マイナビニュース / 2024年10月11日 20時11分

画像提供:マイナビニュース

電気通信大学(電通大)は10月10日、植物の成長に伴う物理的な変位と力をロボットのアクチュエータとして活用し、移動や物体の操作が可能な「植物ロボット」を開発したと発表した。

同成果は、電通大大学院 情報理工学研究科 機械知能システム学専攻の村上和也大学院生、同・佐藤操生大学院生、同・久保田百喜大学院生、同・新竹純准教授らの研究チームによるもの。詳細は、多様な分野の基礎から応用までを扱う学際的な学術誌「Advanced Science」に掲載された。

ロボット分野においても、環境への影響を最小限に抑えることが重要とされており、そうした特性をロボットに与える1つのアプローチが、土に還る材料である生分解性材料を採用することだという。特に、自然環境での探査などにおいて事故や故障が発生して機体の回収が困難な状況となった場合、生分解性材料は環境負荷が少ないことからそれらのロボットに適しているといえる。

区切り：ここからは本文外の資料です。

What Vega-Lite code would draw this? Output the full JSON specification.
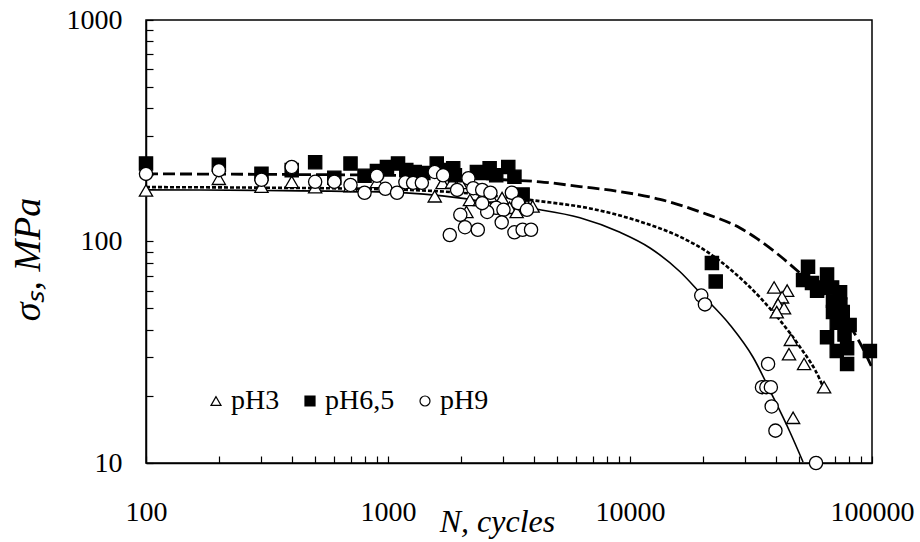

そうした観点では、環境に優しいロボットは探査やモニタリング、輸送、救助といったタスクに適していると考えられるとする。

ただし、ロボットがそれらのタスクを実行するには、ロボットに移動や把持といった能力が必要となるため、機械的な出力を生み出すために必須のアクチュエータをどのように生分解性材料で構築するかがポイントとなる。そこで研究チームは今回、環境に優しいロボット用のアクチュエータとして、枯れれば土に帰る植物に着目することにしたという。

植物をアクチュエータとして利用するというのは、その成長によって物理的な変位が生み出されることから、それを利用するというものだという。また、植物は太陽光や土壌といった自然環境からエネルギーを取得し、そのエネルギーをアクチュエーションに必要な形で変換する能力に優れている。言い換えれば、植物は駆動源の機能を持つアクチュエータと見なすことができると研究チームでは説明するが、植物の動きに関する定量的な研究は限られており、これまで、変位、力、速度などのアクチュエーション特性に関する包括的な解析は行われていなかったという。そのため、植物に基づいたロボットを設計・製作するために必要な知見が不足しているという問題があったとする。

そこで今回の研究では、モデル植物としてカイワレダイコンが採用され、変位、力、および速度の観点から、実験を通してアクチュエーション特性の定量化が行われ、その結果に基づいて、地上を回転移動するロボットとグリッパーの2種類の機体が設計・製作された。